Il giudice, in primo grado come in appello, nel momento in cui tratta della tardività del ricorso, valuta un profilo di applicazione della normativa speciale di cui si tratta che non è scindibile dall’esame del presupposto della pertinenza al caso di tale normativa;la questione della tardività del ricorso nei termini esaminati sussiste se si tratta di un affidamento ai sensi dell’art. 120 e non se il ricorso sia stato proposto in materia non regolata da questa specifica normativa.

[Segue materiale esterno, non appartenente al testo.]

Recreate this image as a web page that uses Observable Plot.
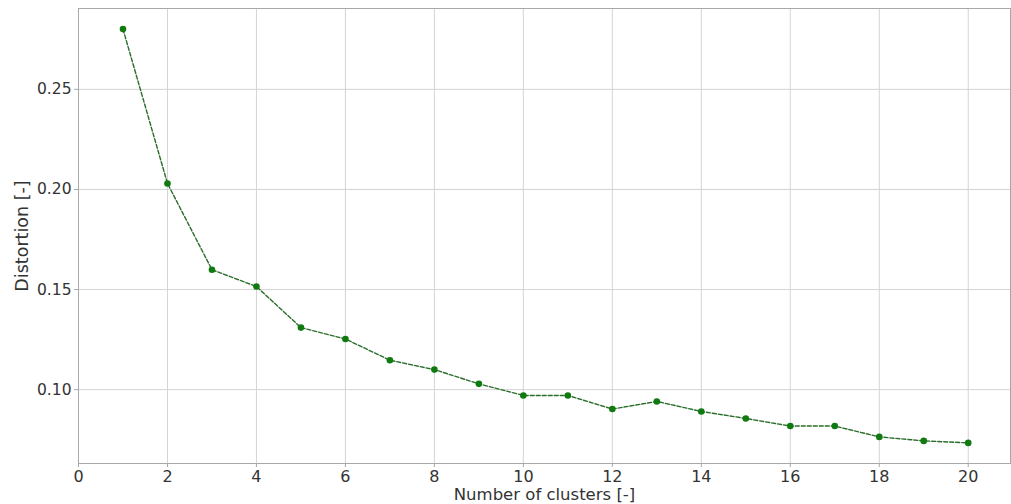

Non vi è perciò ragione perché il giudice di appello sia vincolato alla pronuncia di primo grado erronea su tale presupposto, né è sufficiente a tale scopo che non sia stata appellata tale parte della pronuncia, perché egli non potrebbe decidere sulla rilevanza del comma 5 dell’art. 120 senza contestualmente decidere sulla rilevanza dell’intera normativa per il caso di specie.
La questione perciò non può essere portata all’esame del giudice di appello isolandone una parte dal tutto che a quella parte conferisce la sua ratio . Non sono invero individuabili, all’interno dell’eccezione di tardività, profili autonomi la cui mancata specifica impugnazione determini una sorta di giudicato interno o preclusione processuale. Il giudice, al riguardo, resta titolare del potere di interpretazione e qualificazione della domanda e delle eccezioni in relazione al contenuto sostanziale dell’una e delle altre come desumibili dalla situazione dedotta in giudizio: rispetto alla quale rilevano, nella specie, la tipologia del contratto pubblico in questione e l’applicazione della relativa disciplina processuale.
4. Per le ragioni che precedono il ricorso per revocazione è inammissibile.
La particolare articolazione dei profili di diritto della controversia giustifica la compensazione tra le parti delle spese del presente giudizio.